The last days of the man they call 11 are upon us.
Ok that might be a bit melodramatic, considering Mike Martin isn’t dying he’s just retiring.
Martin announced last June that the 2019 season would be his 40th and final as the head coach of the Florida State baseball team. He’s been a part of the program for 55 years. First as a player, then an assistant coach and finally as the steward of one of the most consistent programs in the country.
He has the most wins of any coach in NCAA history — in any sport — with 2,023 entering this weekend. The last of which turned out to be pretty important. FSU defeated North Carolina State 11-0 in seven innings last week at the ACC Tournament, and then two days later were named one of the last four teams in, for the NCAA tournament as a No. 3 seed in the Athens regional.
This is the 42nd consecutive season FSU has made the postseason, going a perfect 40-for-40 with Martin as the head coach. FSU has reached the College World Series 16 times under Martin, which is both an impressive feat and fuel to the fire of those who choose to criticize the man for the one hole in his resume.
Despite all its success, FSU has never won a national championship in baseball. That’s the fact that many people choose to define Martin by, but those people are wrong.
Martin is not defined by the fact that his teams have never won their final game. He’s defined by the love and passion he’s put on display during his time as the Seminoles head coach. FSU alumni couldn’t ask for a better representative of the university.
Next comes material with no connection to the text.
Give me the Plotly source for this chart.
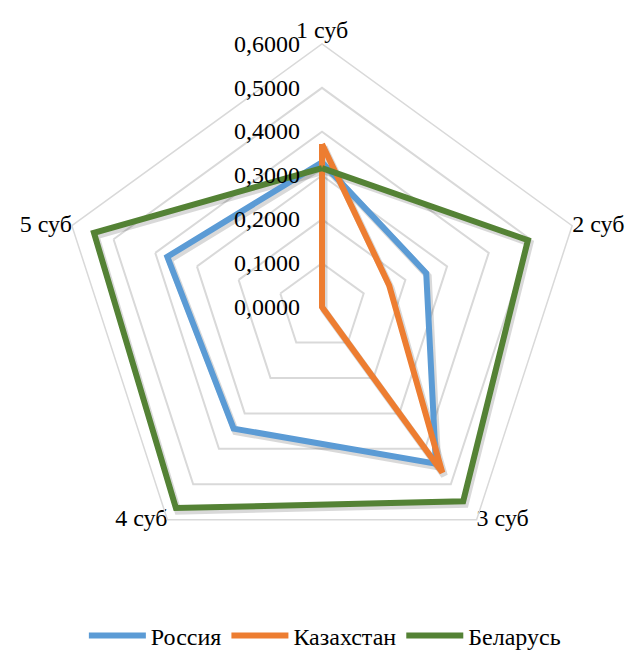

Not to mention they’ve been in the mix every season since he’s been there. Other programs have championships, but they also have long stretches of being irrelevant as they missed out on the postseason altogether. If the Seminoles (36-31) fail to get four more wins this season, it will be the first time in Martin’s career that his team has not won at least 40 games.
So the lack of a national championship is not what defines Martin to me. What I’ll remember him for is the toughness his teams always had, and more importantly, the way he treated people.
I was fortunate enough to get a front-row seat to his program during my time in Tallahassee. Martin was always more gracious with me than I deserved. Whether I was a young intern for The Osceola who blew a fuse in the press box by plugging into a busted outlet (for real that happened at the first game I covered) or the beat writer for Warchant.com years later, he was always welcoming to me.
Postgame he’d answer any questing you threw his way and if you happened to catch him mid-round on the phone, he’d give you from tee to green to ask what you needed.
That’s why this season has been so tough to watch from afar (I assume it’s not much better in person either). FSU is a young team and has struggled mightily throughout the year. They enter Friday’s NCAA opener against Florida Atlantic (noon on WatchESPN) with just a .963 fielding percentage (which ranks 214 out of 297 teams in the country), a .268 batting average (211) and a 4.67 ERA (122).
The 75 errors recorded this season are a big reason why I don’t expect the Seminoles to get those last four wins. I hope I’m wrong, and that they play with a free and loose spirit that comes with being a perennial postseason participant with no expectations.
Maybe they’ll pull it off and even get Martin that one last trip to Omaha. It doesn’t seem likely though, so I plan to just enjoy the weekend’s regional games for what they likely are, the last days of 11 in the FSU dugout.
There will never be another coach who cares for Florida State as a whole the way Martin has. So it doesn’t matter if he never wins another game, his legacy was cemented long ago.